Das Gefühl für Zeit habe ich völlig verloren. Der Stand der Sonne, die Farbe der Wiese und mein Grad der Erschöpfung lassen mich auf nach drei Uhr Nachmittag kommen. Ich überlege schon, wie wir Elisabeth erklären, dass wir wieder mal zu spät dran sind.

Wolfgang schaut schaut auf die Uhr. Dreiviertel eins!

Wir haben für die 11 Seillängen doch nur drei Stunden benötigt und somit noch fast den ganzen Tag vor uns.

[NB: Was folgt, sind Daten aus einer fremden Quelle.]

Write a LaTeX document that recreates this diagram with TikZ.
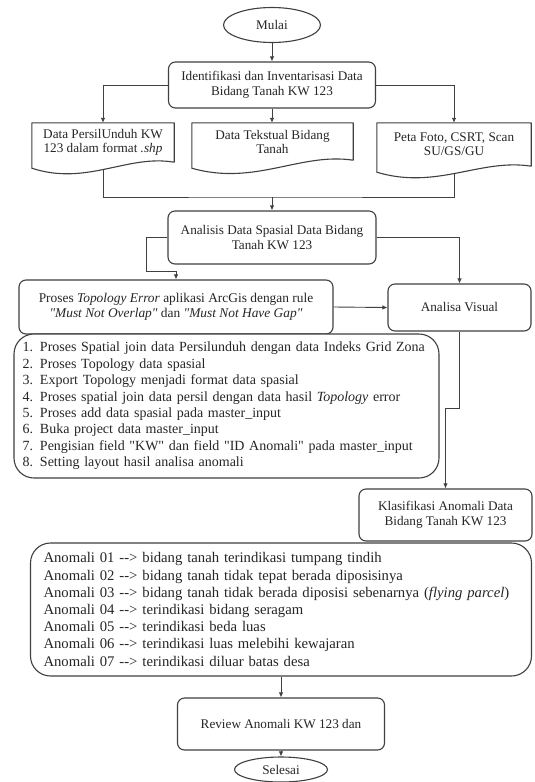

Eine kurze Zwischenbilanz: Außer für Notfälle oder den einen Zwischenstand hätte man weder Klemmkeile, Friends oder Schlingen benötigt. Die Standplätze sind allesamt vorblidlich ausgebaut. Ein 50-Meter-Seil reicht aus. Der Abseilachter war auch nur für den unwahrscheinlichen Fall der Fälle dabei. Wobei ich persönlich zugeben muss, dass mir während der dritten Seillänge kurz das Wort 'Hubschrauberrettung' durch den Kopf gegangen ist...


Jetzt aber genießen wir erstmal die Aussicht vom Hochschwab. Bis zum Hohen Dachstein kann man im Westen schauen. Der gewaltige Ötscher beherrscht die Voralpen im Norden. Im Osten schließen sich Rax und Schneeberg an. Da muss ich auch noch hin!

Wir machen keine lange Pause auf dem Gipfel. Ob man den Hochschwab auch mal bei Windstille erleben kann?

Wir machen uns an den langen, jedoch einfachen Abstieg zur Voisthalerhütte, wo unsere Zahnbürsten darauf warten wieder von uns eingesammelt zu werden.


Wir sind dehydriert und Wolfgang fabuliert von der "kleinen Bigwall". Damit habe ich schon einmal den Untertitel für diesen Tourenbericht.